Discussion on: Why No Modern Programming Language Should Have a 'Character' Data Type

View post

I learnt from Golang, that there is Rune.

Though, I am a little concerned about Byte vs String performance, if all you do is within 1 byte (e.g. ASCII / extended ASCII).

Andrew (he/him) • May 28 '20

UTF-8 tries to straddle performance and usability. By using a variable-width encoding, you're minimising memory usage. It just means that a few of the bits in the leading byte "go unused" because they indicate the number of bytes in the multi-byte character. This is a good compromise, but it still doesn't mean that a "character" should be defined as a variable-width UTF-8 element.

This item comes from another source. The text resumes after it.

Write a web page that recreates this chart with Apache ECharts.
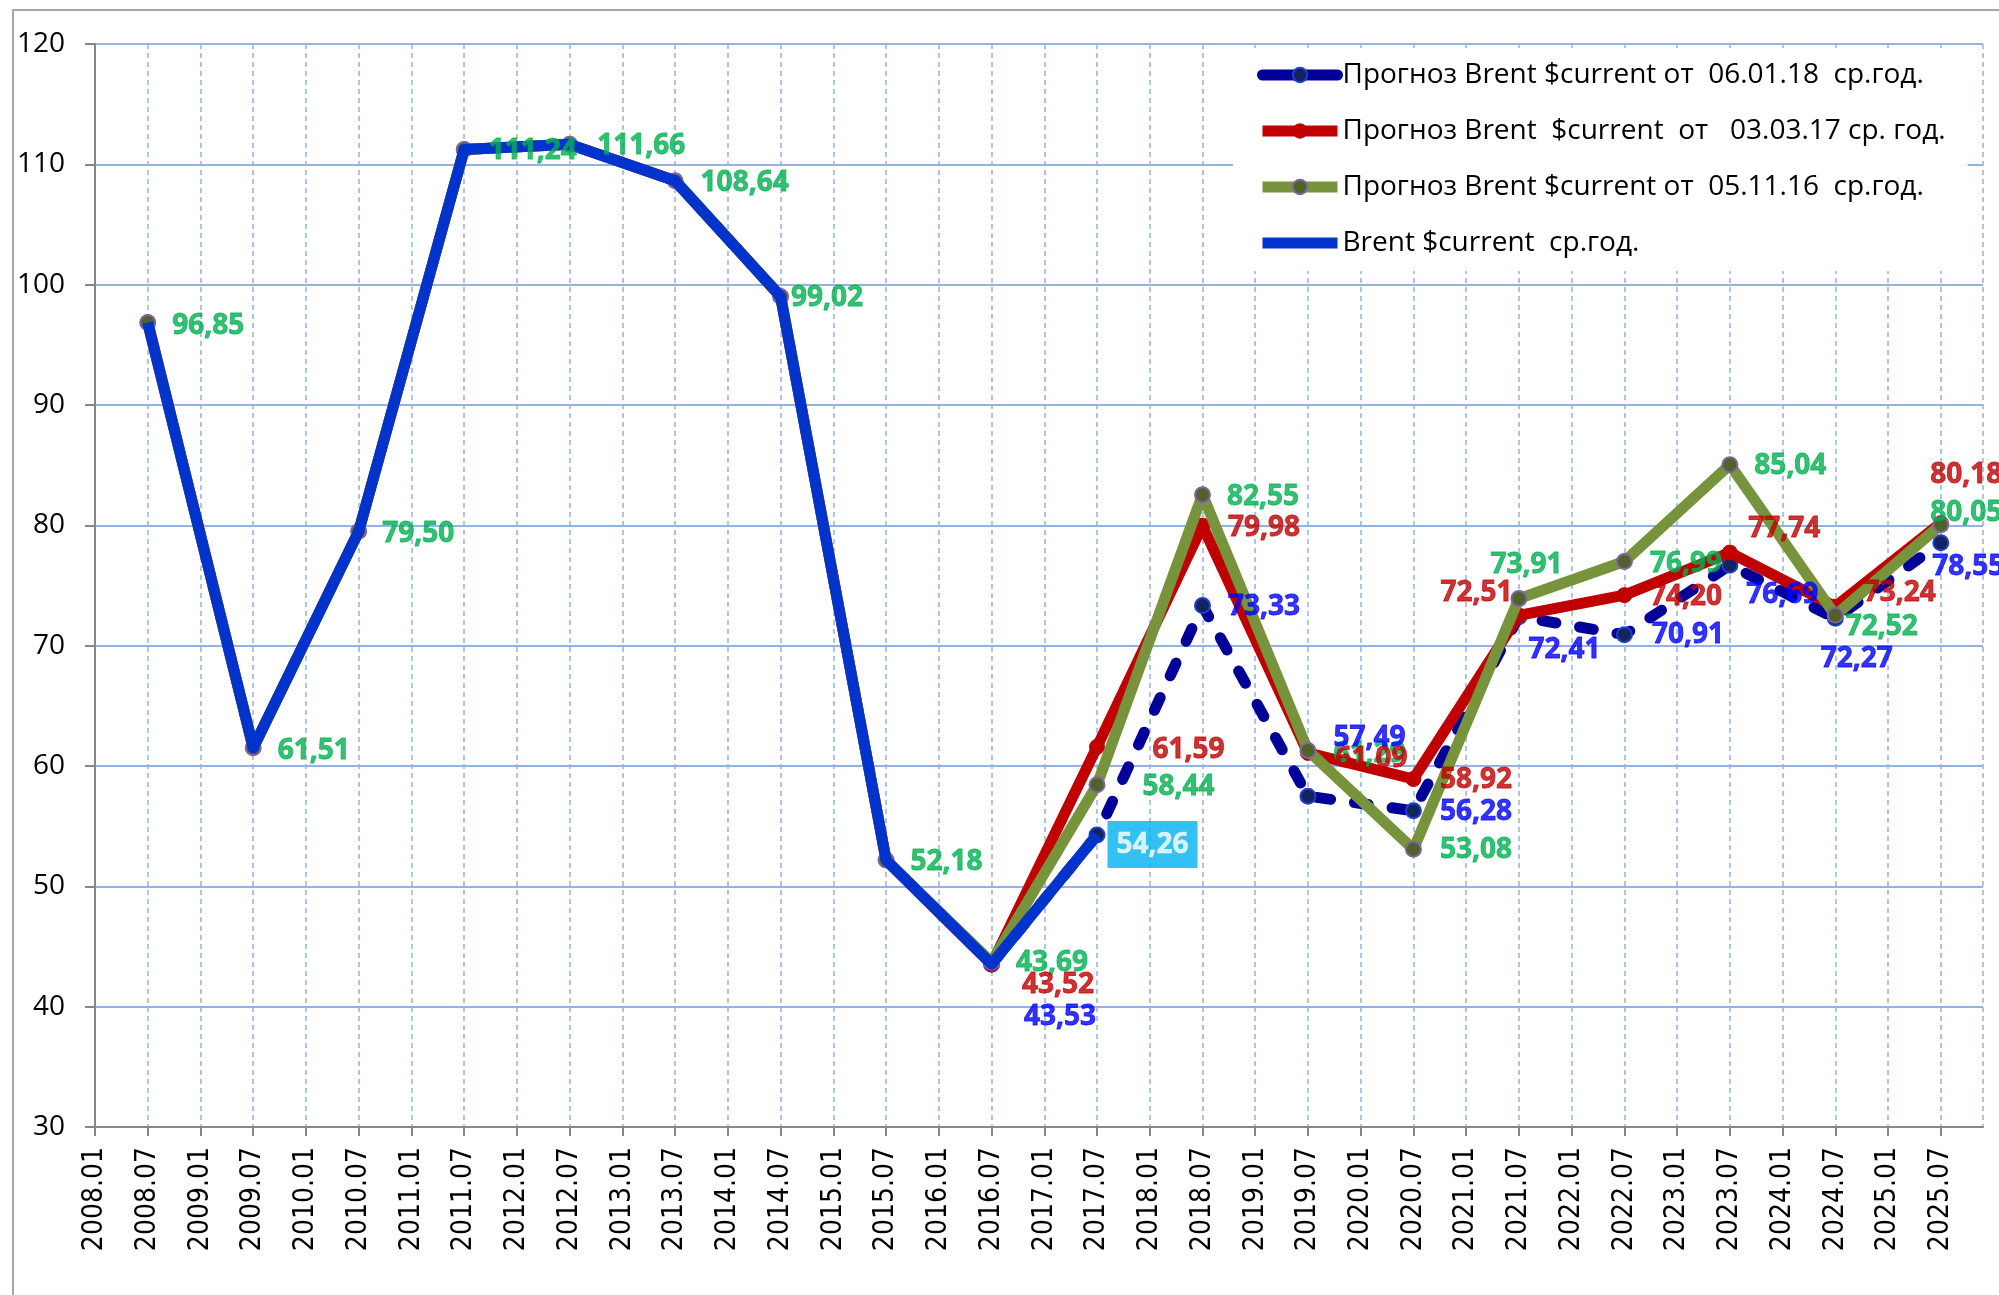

Pacharapol Withayasakpunt • May 28 '20

Hmm? What it have to do with combined characters and Zalgo?

Andrew (he/him) • May 28 '20

Zalgo is just an extreme form of combining marks / joiner characters. Most people would consider

Ȧ̛ͭ̔̔͑̅̈́̉͂̅̇͟͏̡͍̖̝͓̲̲͎̲̬̰̜̫̳̱̣͉͉̦

...to be a single character that just happens to have a lot of accent marks on it. If you define "character" as "grapheme", this is true. If you define "character" as "Unicode code point", it is not. That single "character" contains 34 UTF-16 elements. Try running this on CodePen and have a look at the console:

let ii = 0
const zalgo = "Ȧ̛ͭ̔̔͑̅̈́̉͂̅̇͟͏̡͍̖̝͓̲̲͎̲̬̰̜̫̳̱̣͉͉̦"


while (true) {
  let code = zalgo.charCodeAt(ii)
  if (Number.isNaN(code)) break
  console.log(`${ii}: ${code}`)
  ii += 1
}

The problem arises because programmers' intuitive understanding of "character" tends to be closer to "code point", while the average person's understanding of "character" tends to be closer to "grapheme".